**RECORDED INFORMATION:**
---*---
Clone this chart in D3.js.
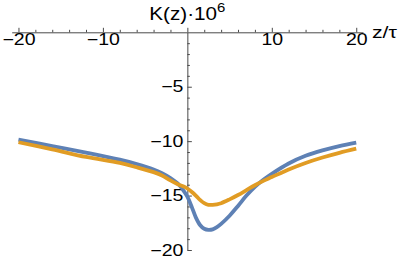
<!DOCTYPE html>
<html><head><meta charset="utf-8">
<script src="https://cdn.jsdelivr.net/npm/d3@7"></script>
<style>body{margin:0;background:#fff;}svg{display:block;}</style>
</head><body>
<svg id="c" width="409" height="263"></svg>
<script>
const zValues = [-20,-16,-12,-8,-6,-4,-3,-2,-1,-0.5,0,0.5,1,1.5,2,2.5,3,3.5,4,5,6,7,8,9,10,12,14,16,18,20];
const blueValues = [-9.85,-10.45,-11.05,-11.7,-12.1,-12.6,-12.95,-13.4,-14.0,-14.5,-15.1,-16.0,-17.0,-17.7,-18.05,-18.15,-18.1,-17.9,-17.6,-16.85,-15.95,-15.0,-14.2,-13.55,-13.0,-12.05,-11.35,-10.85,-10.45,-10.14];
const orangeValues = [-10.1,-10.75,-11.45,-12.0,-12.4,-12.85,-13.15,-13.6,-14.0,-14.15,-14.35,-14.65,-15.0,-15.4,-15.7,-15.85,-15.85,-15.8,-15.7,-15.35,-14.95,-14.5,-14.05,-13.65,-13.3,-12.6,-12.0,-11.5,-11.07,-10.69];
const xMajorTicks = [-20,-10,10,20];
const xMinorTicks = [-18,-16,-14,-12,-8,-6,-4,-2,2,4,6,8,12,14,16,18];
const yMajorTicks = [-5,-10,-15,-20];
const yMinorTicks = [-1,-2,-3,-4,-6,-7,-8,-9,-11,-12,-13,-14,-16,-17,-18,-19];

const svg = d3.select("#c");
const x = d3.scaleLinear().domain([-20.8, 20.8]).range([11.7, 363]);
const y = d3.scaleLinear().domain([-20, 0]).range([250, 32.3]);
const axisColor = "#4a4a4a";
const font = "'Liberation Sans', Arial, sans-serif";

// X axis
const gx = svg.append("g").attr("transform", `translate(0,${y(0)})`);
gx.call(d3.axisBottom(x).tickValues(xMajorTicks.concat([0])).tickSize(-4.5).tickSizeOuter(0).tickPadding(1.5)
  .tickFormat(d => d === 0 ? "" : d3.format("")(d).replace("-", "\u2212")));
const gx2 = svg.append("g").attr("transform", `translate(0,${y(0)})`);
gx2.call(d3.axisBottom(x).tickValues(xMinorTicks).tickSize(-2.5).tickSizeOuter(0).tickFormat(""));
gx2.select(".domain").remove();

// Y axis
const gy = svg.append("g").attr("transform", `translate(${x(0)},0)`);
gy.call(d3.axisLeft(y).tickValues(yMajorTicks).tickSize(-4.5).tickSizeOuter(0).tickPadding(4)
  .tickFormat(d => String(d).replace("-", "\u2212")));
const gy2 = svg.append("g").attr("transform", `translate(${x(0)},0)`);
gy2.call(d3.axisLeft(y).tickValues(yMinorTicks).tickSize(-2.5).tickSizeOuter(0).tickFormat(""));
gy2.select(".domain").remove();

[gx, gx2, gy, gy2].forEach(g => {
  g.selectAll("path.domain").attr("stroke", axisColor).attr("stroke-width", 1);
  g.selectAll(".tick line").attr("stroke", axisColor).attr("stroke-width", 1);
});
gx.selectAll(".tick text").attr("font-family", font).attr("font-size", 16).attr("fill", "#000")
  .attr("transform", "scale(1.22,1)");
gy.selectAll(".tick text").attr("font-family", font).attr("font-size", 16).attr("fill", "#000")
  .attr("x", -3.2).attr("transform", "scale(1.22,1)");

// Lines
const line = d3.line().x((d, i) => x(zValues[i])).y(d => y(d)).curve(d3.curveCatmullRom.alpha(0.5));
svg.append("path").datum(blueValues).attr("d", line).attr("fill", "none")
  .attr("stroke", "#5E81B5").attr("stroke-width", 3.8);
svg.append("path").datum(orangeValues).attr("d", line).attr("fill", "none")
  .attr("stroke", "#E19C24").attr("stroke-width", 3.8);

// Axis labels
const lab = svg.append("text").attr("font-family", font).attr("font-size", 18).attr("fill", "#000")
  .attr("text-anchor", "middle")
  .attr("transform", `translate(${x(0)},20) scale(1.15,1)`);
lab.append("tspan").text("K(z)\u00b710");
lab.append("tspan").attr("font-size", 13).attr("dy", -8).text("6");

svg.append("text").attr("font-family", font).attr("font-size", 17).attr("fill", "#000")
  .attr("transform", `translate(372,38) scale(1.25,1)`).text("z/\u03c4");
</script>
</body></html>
---*---
**DESCRIPTION OF THE TASK:** Leave every image out, and retype the material exactly.

**OUTPUT FOR THIS TASK:**
Clone this chart in D3.js.
<!DOCTYPE html>
<html><head><meta charset="utf-8">
<script src="https://cdn.jsdelivr.net/npm/d3@7"></script>
<style>body{margin:0;background:#fff;}svg{display:block;}</style>
</head><body>
<svg id="c" width="409" height="263"></svg>
<script>
const zValues = [-20,-16,-12,-8,-6,-4,-3,-2,-1,-0.5,0,0.5,1,1.5,2,2.5,3,3.5,4,5,6,7,8,9,10,12,14,16,18,20];
const blueValues = [-9.85,-10.45,-11.05,-11.7,-12.1,-12.6,-12.95,-13.4,-14.0,-14.5,-15.1,-16.0,-17.0,-17.7,-18.05,-18.15,-18.1,-17.9,-17.6,-16.85,-15.95,-15.0,-14.2,-13.55,-13.0,-12.05,-11.35,-10.85,-10.45,-10.14];
const orangeValues = [-10.1,-10.75,-11.45,-12.0,-12.4,-12.85,-13.15,-13.6,-14.0,-14.15,-14.35,-14.65,-15.0,-15.4,-15.7,-15.85,-15.85,-15.8,-15.7,-15.35,-14.95,-14.5,-14.05,-13.65,-13.3,-12.6,-12.0,-11.5,-11.07,-10.69];
const xMajorTicks = [-20,-10,10,20];
const xMinorTicks = [-18,-16,-14,-12,-8,-6,-4,-2,2,4,6,8,12,14,16,18];
const yMajorTicks = [-5,-10,-15,-20];
const yMinorTicks = [-1,-2,-3,-4,-6,-7,-8,-9,-11,-12,-13,-14,-16,-17,-18,-19];

const svg = d3.select("#c");
const x = d3.scaleLinear().domain([-20.8, 20.8]).range([11.7, 363]);
const y = d3.scaleLinear().domain([-20, 0]).range([250, 32.3]);
const axisColor = "#4a4a4a";
const font = "'Liberation Sans', Arial, sans-serif";

// X axis
const gx = svg.append("g").attr("transform", `translate(0,${y(0)})`);
gx.call(d3.axisBottom(x).tickValues(xMajorTicks.concat([0])).tickSize(-4.5).tickSizeOuter(0).tickPadding(1.5)
  .tickFormat(d => d === 0 ? "" : d3.format("")(d).replace("-", "\u2212")));
const gx2 = svg.append("g").attr("transform", `translate(0,${y(0)})`);
gx2.call(d3.axisBottom(x).tickValues(xMinorTicks).tickSize(-2.5).tickSizeOuter(0).tickFormat(""));
gx2.select(".domain").remove();

// Y axis
const gy = svg.append("g").attr("transform", `translate(${x(0)},0)`);
gy.call(d3.axisLeft(y).tickValues(yMajorTicks).tickSize(-4.5).tickSizeOuter(0).tickPadding(4)
  .tickFormat(d => String(d).replace("-", "\u2212")));
const gy2 = svg.append("g").attr("transform", `translate(${x(0)},0)`);
gy2.call(d3.axisLeft(y).tickValues(yMinorTicks).tickSize(-2.5).tickSizeOuter(0).tickFormat(""));
gy2.select(".domain").remove();

[gx, gx2, gy, gy2].forEach(g => {
  g.selectAll("path.domain").attr("stroke", axisColor).attr("stroke-width", 1);
  g.selectAll(".tick line").attr("stroke", axisColor).attr("stroke-width", 1);
});
gx.selectAll(".tick text").attr("font-family", font).attr("font-size", 16).attr("fill", "#000")
  .attr("transform", "scale(1.22,1)");
gy.selectAll(".tick text").attr("font-family", font).attr("font-size", 16).attr("fill", "#000")
  .attr("x", -3.2).attr("transform", "scale(1.22,1)");

// Lines
const line = d3.line().x((d, i) => x(zValues[i])).y(d => y(d)).curve(d3.curveCatmullRom.alpha(0.5));
svg.append("path").datum(blueValues).attr("d", line).attr("fill", "none")
  .attr("stroke", "#5E81B5").attr("stroke-width", 3.8);
svg.append("path").datum(orangeValues).attr("d", line).attr("fill", "none")
  .attr("stroke", "#E19C24").attr("stroke-width", 3.8);

// Axis labels
const lab = svg.append("text").attr("font-family", font).attr("font-size", 18).attr("fill", "#000")
  .attr("text-anchor", "middle")
  .attr("transform", `translate(${x(0)},20) scale(1.15,1)`);
lab.append("tspan").text("K(z)\u00b710");
lab.append("tspan").attr("font-size", 13).attr("dy", -8).text("6");

svg.append("text").attr("font-family", font).attr("font-size", 17).attr("fill", "#000")
  .attr("transform", `translate(372,38) scale(1.25,1)`).text("z/\u03c4");
</script>
</body></html>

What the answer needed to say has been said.